[Stored data]
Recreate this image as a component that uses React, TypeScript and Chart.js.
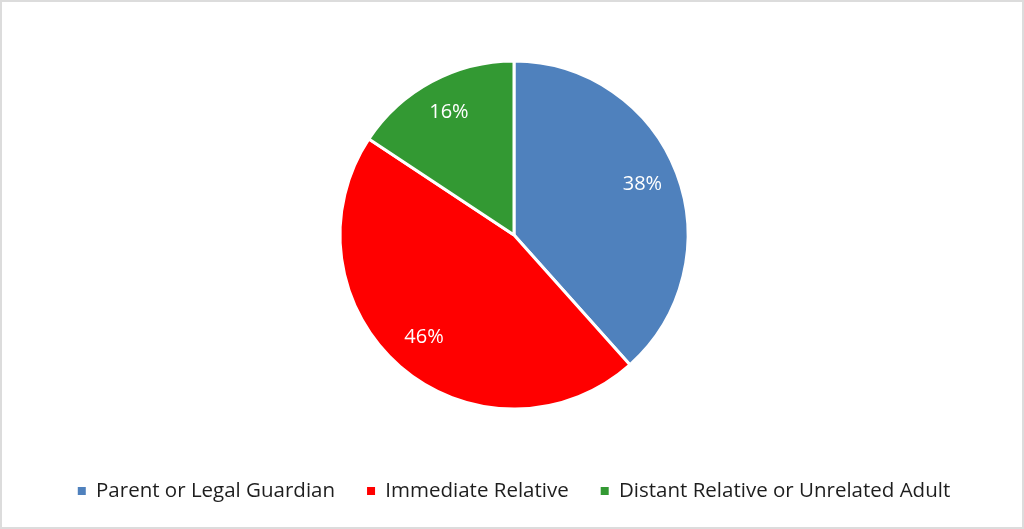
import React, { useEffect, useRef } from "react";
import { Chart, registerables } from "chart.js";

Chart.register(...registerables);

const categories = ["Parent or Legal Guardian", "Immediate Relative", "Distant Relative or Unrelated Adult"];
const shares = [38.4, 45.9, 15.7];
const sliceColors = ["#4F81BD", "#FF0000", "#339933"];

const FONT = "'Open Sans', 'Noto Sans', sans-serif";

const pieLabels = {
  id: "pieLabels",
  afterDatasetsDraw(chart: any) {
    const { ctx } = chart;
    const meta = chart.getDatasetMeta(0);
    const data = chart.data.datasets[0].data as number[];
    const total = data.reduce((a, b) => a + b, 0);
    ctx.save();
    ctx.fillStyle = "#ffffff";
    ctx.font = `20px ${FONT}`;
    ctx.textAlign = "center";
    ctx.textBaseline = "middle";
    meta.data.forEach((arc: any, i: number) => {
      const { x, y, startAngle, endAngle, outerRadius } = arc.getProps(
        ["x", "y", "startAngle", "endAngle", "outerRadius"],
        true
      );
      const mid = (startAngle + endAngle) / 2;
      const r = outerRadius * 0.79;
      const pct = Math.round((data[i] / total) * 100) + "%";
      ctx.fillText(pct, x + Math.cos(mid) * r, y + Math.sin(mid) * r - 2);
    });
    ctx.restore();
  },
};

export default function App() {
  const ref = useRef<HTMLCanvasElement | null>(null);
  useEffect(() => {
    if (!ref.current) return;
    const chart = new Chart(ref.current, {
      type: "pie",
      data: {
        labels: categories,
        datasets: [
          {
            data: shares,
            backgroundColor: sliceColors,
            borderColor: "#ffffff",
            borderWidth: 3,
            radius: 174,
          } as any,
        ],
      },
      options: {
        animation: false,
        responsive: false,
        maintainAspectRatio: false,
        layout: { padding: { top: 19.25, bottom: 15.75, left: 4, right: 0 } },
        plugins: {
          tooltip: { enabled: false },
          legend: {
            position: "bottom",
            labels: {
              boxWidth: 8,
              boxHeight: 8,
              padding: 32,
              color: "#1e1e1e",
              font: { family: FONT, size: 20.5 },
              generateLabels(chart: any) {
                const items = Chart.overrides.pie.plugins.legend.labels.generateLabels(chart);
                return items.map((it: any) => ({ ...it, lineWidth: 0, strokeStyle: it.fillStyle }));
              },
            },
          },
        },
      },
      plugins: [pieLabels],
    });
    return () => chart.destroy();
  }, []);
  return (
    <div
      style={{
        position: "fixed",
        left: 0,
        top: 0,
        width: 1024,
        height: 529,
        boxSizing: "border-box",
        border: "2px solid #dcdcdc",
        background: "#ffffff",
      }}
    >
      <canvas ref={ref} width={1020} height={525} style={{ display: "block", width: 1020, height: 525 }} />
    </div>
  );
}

[What is expected]
Omit each picture, then return all of the listing exactly as it stands.

[Result]
Recreate this image as a component that uses React, TypeScript and Chart.js.
import React, { useEffect, useRef } from "react";
import { Chart, registerables } from "chart.js";

Chart.register(...registerables);

const categories = ["Parent or Legal Guardian", "Immediate Relative", "Distant Relative or Unrelated Adult"];
const shares = [38.4, 45.9, 15.7];
const sliceColors = ["#4F81BD", "#FF0000", "#339933"];

const FONT = "'Open Sans', 'Noto Sans', sans-serif";

const pieLabels = {
  id: "pieLabels",
  afterDatasetsDraw(chart: any) {
    const { ctx } = chart;
    const meta = chart.getDatasetMeta(0);
    const data = chart.data.datasets[0].data as number[];
    const total = data.reduce((a, b) => a + b, 0);
    ctx.save();
    ctx.fillStyle = "#ffffff";
    ctx.font = `20px ${FONT}`;
    ctx.textAlign = "center";
    ctx.textBaseline = "middle";
    meta.data.forEach((arc: any, i: number) => {
      const { x, y, startAngle, endAngle, outerRadius } = arc.getProps(
        ["x", "y", "startAngle", "endAngle", "outerRadius"],
        true
      );
      const mid = (startAngle + endAngle) / 2;
      const r = outerRadius * 0.79;
      const pct = Math.round((data[i] / total) * 100) + "%";
      ctx.fillText(pct, x + Math.cos(mid) * r, y + Math.sin(mid) * r - 2);
    });
    ctx.restore();
  },
};

export default function App() {
  const ref = useRef<HTMLCanvasElement | null>(null);
  useEffect(() => {
    if (!ref.current) return;
    const chart = new Chart(ref.current, {
      type: "pie",
      data: {
        labels: categories,
        datasets: [
          {
            data: shares,
            backgroundColor: sliceColors,
            borderColor: "#ffffff",
            borderWidth: 3,
            radius: 174,
          } as any,
        ],
      },
      options: {
        animation: false,
        responsive: false,
        maintainAspectRatio: false,
        layout: { padding: { top: 19.25, bottom: 15.75, left: 4, right: 0 } },
        plugins: {
          tooltip: { enabled: false },
          legend: {
            position: "bottom",
            labels: {
              boxWidth: 8,
              boxHeight: 8,
              padding: 32,
              color: "#1e1e1e",
              font: { family: FONT, size: 20.5 },
              generateLabels(chart: any) {
                const items = Chart.overrides.pie.plugins.legend.labels.generateLabels(chart);
                return items.map((it: any) => ({ ...it, lineWidth: 0, strokeStyle: it.fillStyle }));
              },
            },
          },
        },
      },
      plugins: [pieLabels],
    });
    return () => chart.destroy();
  }, []);
  return (
    <div
      style={{
        position: "fixed",
        left: 0,
        top: 0,
        width: 1024,
        height: 529,
        boxSizing: "border-box",
        border: "2px solid #dcdcdc",
        background: "#ffffff",
      }}
    >
      <canvas ref={ref} width={1020} height={525} style={{ display: "block", width: 1020, height: 525 }} />
    </div>
  );
}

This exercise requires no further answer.